I mean, if you have arbitrary pre compute time, did they consider generating a perfect hash? The challenge will be that computing the hash for lookup may be slower than SHA1 due to the lack of HW optimization, despite the O(1) lookup.
I have very little knowledge on information theory, but wouldn't a perfect hashing algorithm for a set of data have to embed all the variance of that data? At query time this could likely still be made faster than binary search, but would not be O(1) as the complexity of the hashing algorithm depends on the data it is built for.
Edit: Wikipedia says perfect hashes have O(1) runtime for a given dataset. This framing is a bit weird, as I would think the size of "1" still depends on "n". Also Wikipedia gives ~1.44 bits/key as complexity so this should be much better than the 9 bytes the article came up with.

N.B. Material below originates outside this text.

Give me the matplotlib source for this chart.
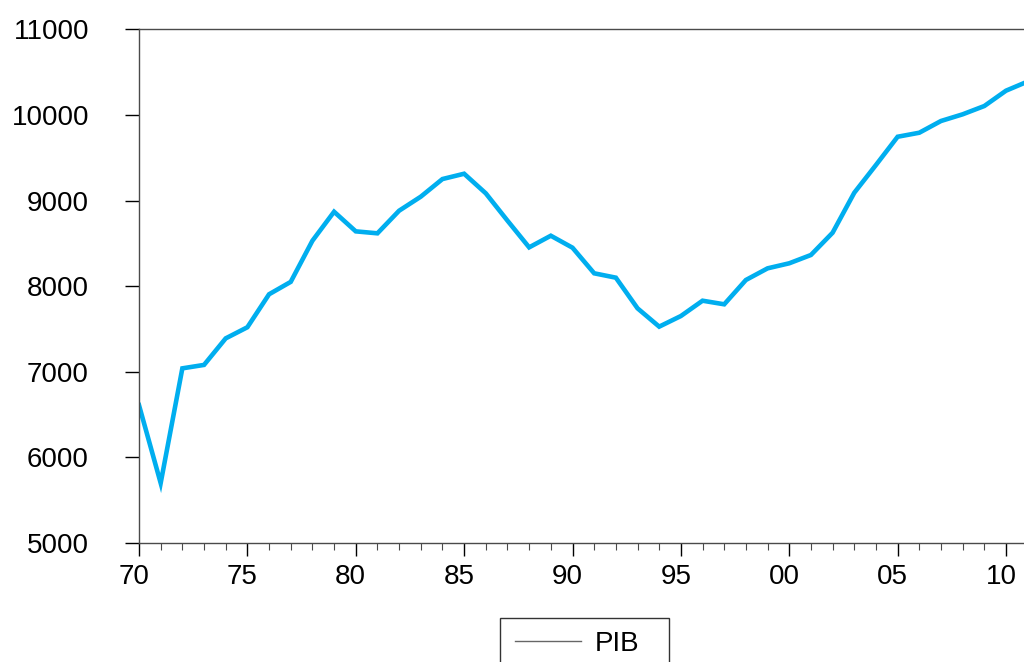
import matplotlib
matplotlib.use("Agg")
import matplotlib.pyplot as plt
from matplotlib.lines import Line2D
from matplotlib.patches import Rectangle
from matplotlib.ticker import FixedLocator, FixedFormatter
from matplotlib.transforms import ScaledTranslation

plt.rcParams["font.family"] = ["Liberation Sans", "DejaVu Sans"]

# annual PIB values
years = list(range(1970, 2012))
pib = [
    6610, 5700, 7040, 7080, 7390, 7520, 7905, 8050, 8530, 8869,
    8640, 8617, 8881, 9045, 9251, 9313, 9084, 8765, 8453, 8589,
    8449, 8150, 8099, 7741, 7527, 7651, 7830, 7788, 8072, 8208,
    8267, 8364, 8624, 9091, 9415, 9745, 9792, 9929, 10007, 10104,
    10283, 10390,
]

major_years = [1970, 1975, 1980, 1985, 1990, 1995, 2000, 2005, 2010]
major_labels = ["70", "75", "80", "85", "90", "95", "00", "05", "10"]
y_ticks = [5000, 6000, 7000, 8000, 9000, 10000, 11000]

W, H = 1024, 662
fig = plt.figure(figsize=(W / 100, H / 100), dpi=100)

# axes box in pixels (right edge runs past the picture, as in the reference)
left_px, top_px, bottom_px = 139, 29.3, 543
px_per_year = 21.675
width_px = (2011 - 1970) * px_per_year
ax = fig.add_axes([left_px / W, 1 - bottom_px / H,
                   width_px / W, (bottom_px - top_px) / H])

ax.plot(years, pib, color="#00AEEF", linewidth=3.3, solid_joinstyle="miter")

ax.set_xlim(1970, 2011)
ax.set_ylim(5000, 11000)

ax.xaxis.set_major_locator(FixedLocator(major_years))
ax.xaxis.set_major_formatter(FixedFormatter(major_labels))
ax.xaxis.set_minor_locator(FixedLocator(years))
ax.set_yticks(y_ticks)
ax.set_yticklabels([str(v) for v in y_ticks])

spine_col = "#4a4a4a"
for side in ["left", "top", "bottom"]:
    ax.spines[side].set_color(spine_col)
    ax.spines[side].set_linewidth(1.0)
ax.spines["right"].set_visible(False)

ax.tick_params(axis="y", direction="out", length=10, width=1.0,
               pad=26, labelsize=20, colors="black")
ax.tick_params(axis="x", which="major", direction="out", length=9, width=1.0,
               pad=6, labelsize=20, colors="black")
ax.tick_params(axis="x", which="minor", direction="out", length=5, width=0.8,
               colors=spine_col)
ax.tick_params(axis="y", which="minor", left=False)

# the year labels sit a little left of their ticks in the reference
shift = ScaledTranslation(-5 / 100, 0, fig.dpi_scale_trans)
for lab in ax.get_xticklabels():
    lab.set_transform(lab.get_transform() + shift)

# legend: frame drawn as its own box, cut by the bottom edge like the reference
frame = Rectangle((500 / W, -20 / H), 169 / W, (662 + 20 - 617.7) / H,
                  transform=fig.transFigure, facecolor="white",
                  edgecolor="#333333", linewidth=1.0)
fig.patches.append(frame)

handle = Line2D([], [], color="#666666", linewidth=1.0)
leg = fig.legend([handle], ["PIB"], loc="upper left",
                 bbox_to_anchor=(515 / W, 1 - 631 / H),
                 fontsize=20, frameon=False,
                 handlelength=2.36, handletextpad=0.5, borderpad=0,
                 borderaxespad=0)

fig.savefig("out.png", dpi=100)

Bit late but ill try - perfect hashing is a variant where the set of keys is known( say N) and the hash table size is set large enough (N^2) such that the no of collision is 0 in a nutshell (expected no of collisions to be precise which is less than 1)
So if i understand correctly the variance of the data would not really matter since we will choose a hash table of size of the total space of passwords thus absolutely no collisions will occur no matter which distribution of keys we pick and hash
Thats where the O(1) comes from since searching for a key in a hash slot would take constant time as there is just one key in each slot (due to no collisions)
As the other commentor said the SHA1 collision has such a low probability that theres no need for perfect hashing
Ah, ok that makes a lot of sense. But in the use case of the article I assumed we were under the constraint that output space would be exactly the size of input space as we have a non-sparse file on disk.
I assume they meant computing a minimal perfect hash, so they can seek directly to where the password hash would be in the file if it exists instead of binary searching.